Memoria de lo que fuimos
Pablo Batalla Cueto
2022-07-14
Lo debo de haber comentado ya alguna vez en estas páginas en las que ya lo he comentado todo. No es la opinión más popular, pero de todos los solares en los que la Semana Negra ha aposentado sus jaimas, que han sido muchos en estos treinta y cinco años de peregrinaje por mi ciudad, mi preferido es aquel en el que las aposienta ahora; en estas herrumbrosas y destartaladas ruinas de lo que un día fue un astillero. Me gusta por bien situado, a una distancia razonable de las dos alas de la villa en lugar de pegada a una pero lejana de la otra. Pero sobre todo me gusta por el simbolismo que encierra el lugar. Somos un festival progresista; nunca lo hemos ocultado. No vamos de newtrales. Somos una casa abierta y hospitalaria, por la que ha pasado mucha y muy diversa gente, y también gente más de derechas que el grifo del agua fría (y más maja que las pesetas, porque una cosa no quita la otra), pero somos una casa. Y una casa de la que una de las paredes es la memoria. Memoria, que no nostalgia. Cualquier tiempo pasado no fue mejor y acá no nos entregamos a fantasías reaccionarias, aunque sean de una reacción dizque de izquierdas. Pero tampoco abogamos por la amnesia, ni al adanismo. Sabemos que somos enanos a hombros de gigantes, y ello es que en este solar, y en sus aledaños, hubo otro tiempo, no tan lejano, en que tenían lugar auténticas gigantomaquias; momentos estelares de la lucha por cambiar el mundo de base.

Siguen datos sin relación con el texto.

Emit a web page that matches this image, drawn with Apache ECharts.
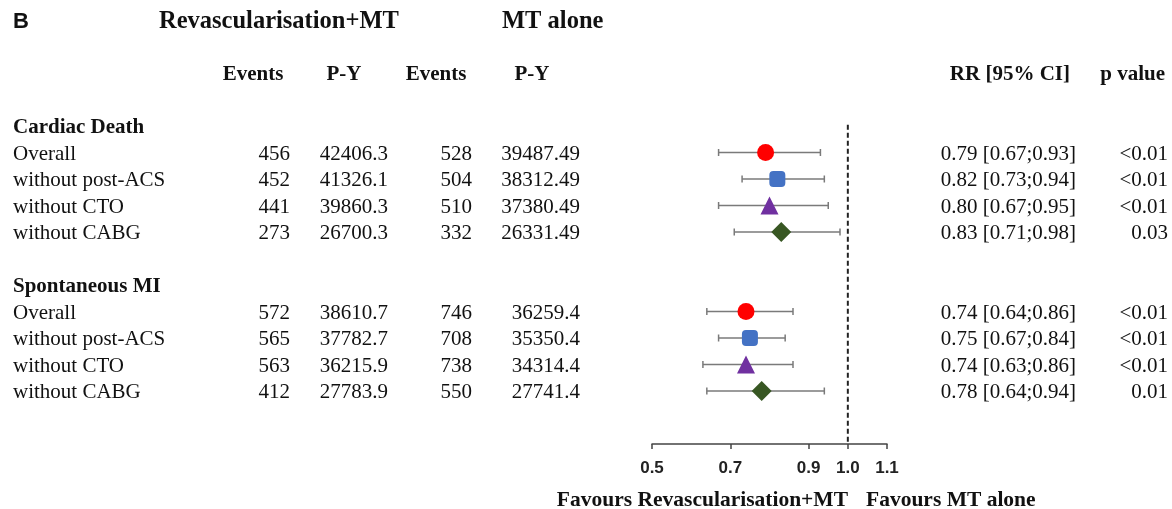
<!DOCTYPE html>
<html>
<head>
<meta charset="utf-8">
<script src="https://cdn.jsdelivr.net/npm/echarts@6/dist/echarts.min.js"></script>
<style>
  html, body { margin: 0; padding: 0; background: #fff; }
  #chart { width: 1172px; height: 509px; }
</style>
</head>
<body>
<div id="chart"></div>
<script>
// values
const groups = ['Cardiac Death', 'Spontaneous MI'];
const subgroups = ['Overall', 'without post-ACS', 'without CTO', 'without CABG'];
const revEvents = [456, 452, 441, 273, 572, 565, 563, 412];
const revPY = ['42406.3', '41326.1', '39860.3', '26700.3', '38610.7', '37782.7', '36215.9', '27783.9'];
const mtEvents = [528, 504, 510, 332, 746, 708, 738, 550];
const mtPY = ['39487.49', '38312.49', '37380.49', '26331.49', '36259.4', '35350.4', '34314.4', '27741.4'];
const rr = [0.79, 0.82, 0.80, 0.83, 0.74, 0.75, 0.74, 0.78];
const lower = [0.67, 0.73, 0.67, 0.71, 0.64, 0.67, 0.63, 0.64];
const upper = [0.93, 0.94, 0.95, 0.98, 0.86, 0.84, 0.86, 0.94];
const pValues = ['<0.01', '<0.01', '<0.01', '0.03', '<0.01', '<0.01', '<0.01', '0.01'];
const axisTicks = [0.5, 0.7, 0.9, 1.0, 1.1];

const symbols = ['circle', 'roundRect', 'triangle', 'diamond'];
const symbolSizes = [17, 16, 18, 20];
const colors = ['#ff0000', '#4472c4', '#7030a0', '#385723'];

// row index for each estimate: group header on row 0 and 6
const rowOf = i => (i < 4 ? i + 1 : i + 3);

const serif = '"Liberation Serif", "Times New Roman", serif';
const sans = '"Liberation Sans", Arial, sans-serif';

const myChart = echarts.init(document.getElementById('chart'));

const option = {
    animation: false,
    grid: { left: 652, right: 285, top: 99.5, bottom: 65 },
    xAxis: {
        type: 'value',
        position: 'bottom',
        min: 0.5,
        max: 1.1,
        interval: 0.1,
        splitLine: { show: false },
        axisLine: { show: true, onZero: false, lineStyle: { color: '#444', width: 1.5 } },
        axisTick: { show: true, length: 5, customValues: axisTicks, lineStyle: { color: '#444', width: 1.5 } },
        axisLabel: {
            customValues: axisTicks,
            margin: 16,
            fontFamily: sans,
            fontWeight: 'bold',
            fontSize: 17,
            color: '#222',
            formatter: v => v.toFixed(1)
        }
    },
    yAxis: { type: 'value', min: -1, max: 12, inverse: true, show: false },
    series: [
        {
            type: 'line',
            data: [[1.0, -0.05], [1.0, 12]],
            symbol: 'none',
            lineStyle: { color: '#222', width: 2, type: [5, 3] },
            z: 1
        },
        {
            type: 'custom',
            data: rr.map((v, i) => [lower[i], upper[i], rowOf(i)]),
            encode: { x: [0, 1], y: 2 },
            renderItem: (params, api) => {
                const a = api.coord([api.value(0), api.value(2)]);
                const b = api.coord([api.value(1), api.value(2)]);
                const st = { stroke: '#7a7a7a', lineWidth: 1.5 };
                return {
                    type: 'group',
                    children: [
                        { type: 'line', shape: { x1: a[0], y1: a[1], x2: b[0], y2: b[1] }, style: st },
                        { type: 'line', shape: { x1: a[0], y1: a[1] - 3.5, x2: a[0], y2: a[1] + 3.5 }, style: st },
                        { type: 'line', shape: { x1: b[0], y1: b[1] - 3.5, x2: b[0], y2: b[1] + 3.5 }, style: st }
                    ]
                };
            },
            z: 2
        },
        {
            type: 'scatter',
            data: rr.map((v, i) => ({
                value: [v, rowOf(i)],
                symbol: symbols[i % 4],
                symbolSize: symbolSizes[i % 4],
                itemStyle: { color: colors[i % 4], opacity: 1 }
            })),
            z: 3
        }
    ]
};
myChart.setOption(option);

const yPix = r => myChart.convertToPixel({ yAxisIndex: 0 }, r);
const txt = (x, y, text, opts) => ({
    type: 'text',
    x: x,
    y: y,
    style: Object.assign({
        text: text,
        fontFamily: serif,
        fontSize: 21,
        fill: '#111',
        align: 'left',
        verticalAlign: 'middle'
    }, opts || {})
});

const graphic = [];
// titles
graphic.push(txt(13, 22, 'B', { fontFamily: sans, fontWeight: 'bold', fontSize: 22 }));
graphic.push(txt(159, 22, 'Revascularisation+MT', { fontWeight: 'bold', fontSize: 24.5 }));
graphic.push(txt(502, 22, 'MT alone', { fontWeight: 'bold', fontSize: 24.5 }));
// column headers
const hy = 75;
graphic.push(txt(253, hy, 'Events', { fontWeight: 'bold', align: 'center' }));
graphic.push(txt(344, hy, 'P-Y', { fontWeight: 'bold', align: 'center' }));
graphic.push(txt(436, hy, 'Events', { fontWeight: 'bold', align: 'center' }));
graphic.push(txt(532, hy, 'P-Y', { fontWeight: 'bold', align: 'center' }));
graphic.push(txt(1070, hy, 'RR [95% CI]', { fontWeight: 'bold', align: 'right' }));
graphic.push(txt(1165, hy, 'p value', { fontWeight: 'bold', align: 'right' }));

groups.forEach((g, gi) => {
    graphic.push(txt(13, yPix(gi * 6) + 2, g, { fontWeight: 'bold' }));
});
rr.forEach((v, i) => {
    const y = yPix(rowOf(i)) + 1.5;
    graphic.push(txt(13, y, subgroups[i % 4]));
    graphic.push(txt(290, y, String(revEvents[i]), { align: 'right' }));
    graphic.push(txt(388, y, revPY[i], { align: 'right' }));
    graphic.push(txt(472, y, String(mtEvents[i]), { align: 'right' }));
    graphic.push(txt(580, y, mtPY[i], { align: 'right' }));
    graphic.push(txt(1076, y, v.toFixed(2) + ' [' + lower[i].toFixed(2) + ';' + upper[i].toFixed(2) + ']', { align: 'right' }));
    graphic.push(txt(1168, y, pValues[i], { align: 'right' }));
});
// favours labels
graphic.push(txt(848, 500, 'Favours Revascularisation+MT', { fontWeight: 'bold', fontSize: 21.5, align: 'right' }));
graphic.push(txt(866, 500, 'Favours MT alone', { fontWeight: 'bold', fontSize: 21.5 }));

myChart.setOption({ graphic: graphic });
</script>
</body>
</html>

Conocí en una ocasión, en León, a un policía antidisturbios jubilado, que había estado destinado acá en aquellos años, y había pegado sus buenos porrazos a los huelguistas. Los recordaba con una curiosa admiración, tal como un guerrero honesto recuerda el valor de otros, aunque los tuviera enfrente. «Yo cumplía con mi deber y ellos con el suyo»; algo así me contaba, evocando el espectáculo que era verlos organizarse como un ejército, repartirse las tareas, montar las barricadas, coordinarse, disparar sus bocachas. «Auténticos paisanos», me decía también. Por cierto que en aquellos años hubo auténtiques paisanes también, y conviene recordarlo para evitar caer en una épica viril que ya es inaceptable. Fueron aquellos también los años del encierro y el combate de las trabajadoras de Camiserías Ike; mujeres que también montaban barricadas, se encerraron durante cuatro años, montaban escraches (los llamaban mañanitas) o asaltaban la caseta de salvamento de la playa para pregonar sus consignas desde el altavoz de los socorristas. Es muy interesante cómo en el proceso también adquirieron conciencia feminista. La adquirieron de muchas maneras: por ejemplo, dándose cuenta de que no tenía sentido ir a las manifestaciones con tacones y falda de tubo, como hacían al principio preocupadas por salir guapas en el periódico, porque eso les impediría correr. Muchas de ellas estaban casadas con otros obreros que participaban a su vez en los conflictos que asolaban Gijón en aquel momento: fábricas, astilleros, etcétera. Se separaban por la mañana y el hombre acudía a librar su guerra por su puesto de trabajo y la mujer la suya. Pero en muchos casos, cuando ambos llegaban a casa a la vez, el hombre se tiraba a descansar, y la mujer, tan frayada como él por la escorribanda y los toletazos, tenía que ponerse a trabajar. A hacer la comida, a fregar la casa, a ocuparse de los niños. Y alguna dijo basta.
Los muros que nos acogen, las barandillas herrumbrosas, el suelo pedregoso, la ciudad entera, tienen muchas historias que contar para quien quiera escucharlas. Les invito a poner la oreya.